Kilian Jornet Burgada ha 29 anni, è spagnolo, della Catalogna, ed è l’uomo delle imprese quasi impossibili. Colui che per due volte in una settimana ha raggiunto il punto più alto della terra: l’Everest. Lo ha fatto il 22 e il 27 maggio 2017. Tra le sue ultime imprese - si legge sul Financial Times - si deve aggiungere anche quella del 20 maggio 2017, quando ha provato a correre sul monte Everest, per raggiungere più velocemente la cima. Non è la prima volta che lo fa, ha già superato i limiti di velocità su alcune delle montagne più alte del mondo, come il Kilimanjaro, il Monte Bianco e il Cervino.
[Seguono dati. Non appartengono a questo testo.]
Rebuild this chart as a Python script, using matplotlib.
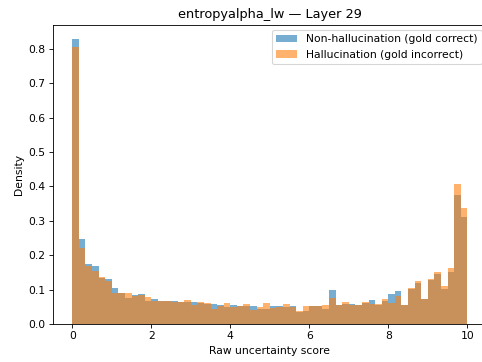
import numpy as np
import matplotlib
matplotlib.use('Agg')
import matplotlib.pyplot as plt

# Histogram densities (60 bins over 0..10)
bin_lo, bin_hi, n_bins = 0.0, 10.0, 60

non_halluc_density = [
    0.829, 0.248, 0.173, 0.169, 0.135, 0.130, 0.104, 0.090, 0.077, 0.085,
    0.087, 0.067, 0.074, 0.067, 0.067, 0.067, 0.064, 0.064, 0.064, 0.062,
    0.058, 0.058, 0.054, 0.050, 0.054, 0.051, 0.053, 0.053, 0.045, 0.045,
    0.052, 0.051, 0.049, 0.053, 0.034, 0.037, 0.053, 0.053, 0.044, 0.098,
    0.055, 0.057, 0.058, 0.056, 0.061, 0.070, 0.055, 0.068, 0.088, 0.096,
    0.054, 0.102, 0.118, 0.072, 0.129, 0.145, 0.102, 0.152, 0.376, 0.312,
]

halluc_density = [
    0.806, 0.220, 0.170, 0.155, 0.137, 0.125, 0.090, 0.089, 0.091, 0.082,
    0.083, 0.079, 0.067, 0.068, 0.067, 0.065, 0.065, 0.069, 0.055, 0.064,
    0.060, 0.044, 0.051, 0.060, 0.049, 0.053, 0.059, 0.040, 0.049, 0.062,
    0.046, 0.048, 0.059, 0.049, 0.039, 0.053, 0.052, 0.052, 0.054, 0.077,
    0.056, 0.064, 0.054, 0.056, 0.065, 0.059, 0.059, 0.074, 0.062, 0.082,
    0.055, 0.105, 0.125, 0.072, 0.132, 0.150, 0.110, 0.162, 0.406, 0.338,
]

labels = ['Non-hallucination (gold correct)', 'Hallucination (gold incorrect)']

edges = np.linspace(bin_lo, bin_hi, n_bins + 1)
centers = (edges[:-1] + edges[1:]) / 2

# 482x362 px; dpi picked so default font sizes match the reference scale
dpi = 77
fig = plt.figure(figsize=(482 / dpi, 362 / dpi), dpi=dpi)
ax = fig.add_axes([0.109, 0.105, 0.9015, 0.827])

ax.hist(centers, bins=edges, weights=non_halluc_density, alpha=0.6, label=labels[0])
ax.hist(centers, bins=edges, weights=halluc_density, alpha=0.6, label=labels[1])

ax.set_title('entropyalpha_lw \u2014 Layer 29')
ax.set_xlabel('Raw uncertainty score')
ax.set_ylabel('Density')
ax.legend(loc='upper right')

fig.savefig('out.png', dpi=dpi)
“E’ come se ci fosse un’aura intorno a lui”, racconta il corridore americano Sage Canaday. “Molti lo considerano una leggenda”. "Lui oltrepassa i limiti", dice Ian Corless, titolare del Talk Ultra e una delle voci più importanti dello sport. "Una vita trascorsa in montagna lo ha reso un atleta unico. Ha unito la corsa allo sci e all’arrampicata”.
Le scalate passo dopo passo
Il 22 maggio Jornet è partito dal campo base vicino al monastero di Rongbuk, sul lato settentrionale della montagna, a 5.100 metri. In genere l'arrampicata richiede almeno quattro giorni, anche per chi usa ossigeno e l’aiuto delle funi fisse. Il 29enne ha iniziato ad un ritmo molto veloce, ma purtroppo, arrivato a 7.700 metri, i crampi e i forti dolori di stomaco lo hanno costretto a rallentare. Ha comunque continuato la scalata, raggiungendo la cima in sole 26 ore. La seconda volta, invece, Jornet è partito dal campo base avanzato, a 6.400 metri, alle due di notte del 27 maggio, lottando soprattutto contro il forte vento ed è arrivato in cima (8.848 metri) dopo 17 ore, alle 21.
"Sono molto felice - racconta lo stesso Jornet - per aver raggiunto la cima un’altra volta. Oggi mi sentivo bene, anche se il vento soffiava molto forte ed era difficile salire velocemente. Credo che arrivare in cima all’Everest due volte nella stessa settimana senza ossigeno supplementare apra nuovi orizzonti per l’alpinismo e sono molto contento di esserci riuscito.”
Chi l’ha fatto prima di lui
L’impresa di Burgada è stata notevole, ma bisogna ricordare che già nel 1996, Hans Kammerlander salì in cima all’Everest senza ossigeno supplementare in 16 ore e 45 minuti, partendo come Jornet dal campo base avanzato. Inoltre, sempre in quell’occasione, Kammerlander effettuò la prima discesa in sci. Stando ai dati del sito 8000ers, nel 2007 anche Pemba Dorje Sherpa salì da nord due volte nella stessa settimana e senza ossigeno: raggiunse la cima l’8 maggio e poi di nuovo il 15.
Kilian, l’uomo che odia le città
La montagna è il suo habitat naturale e Jornet non ha difficoltà a nasconderlo. In un’intervista al Financial Times dichiara di odiare le città e di trascorrerci solo pochi giorni l’anno. Ha vissuto per un periodo a Chamonix in Francia ma “era troppo grande e c’erano troppe persone”, racconta Kilian. Non a caso, dopo essersi sposato, ha deciso di vivere con sua moglie in una zona molto isolata della Norvegia.
La scalata dell’Everest è stata l'ultima tappa di un progetto che l’atleta ha iniziato cinque anni fa e che ha chiamato ‘Summit of My Life’. La corsa lo ha appassionato da quando aveva 18 anni e in poco tempo è riuscito a vincere tutte le gare più difficili e competitive del mondo. “Non mi piace fare le stesse gare più volte, dice Burgada, amo sfidare soprattutto me stesso”.
L’amore per la montagna è nata quando era bambino “è da quel momento che è iniziata la mia preparazione per l’Everest”, confessa l’atleta. Il padre era una guida di montagna e si occupava di un rifugio per gli escursionisti vicino al villaggio di Lles de Cerdanya, ad un'altitudine di 1.470 metri. "Ho fatto la mia prima escursione di sette ore quando avevo 18 mesi”. Jornet dice che trascorre circa 1.200 ore all'anno a correre in montagna (una media di oltre tre ore al giorno), per un totale di circa 600.000 metri di ascesa. Ma non è solo l'intenso allenamento che lo rende così bravo."Ho dei buoni geni”, spiega al Financial Times. “Non avrei mai potuto giocare in Nba, ma una volta ho fatto un test che misurava la capacità di un uomo di trasportare ossigeno, un fattore importante per chi decide di correre, e il mio risultato è stato molto alto”.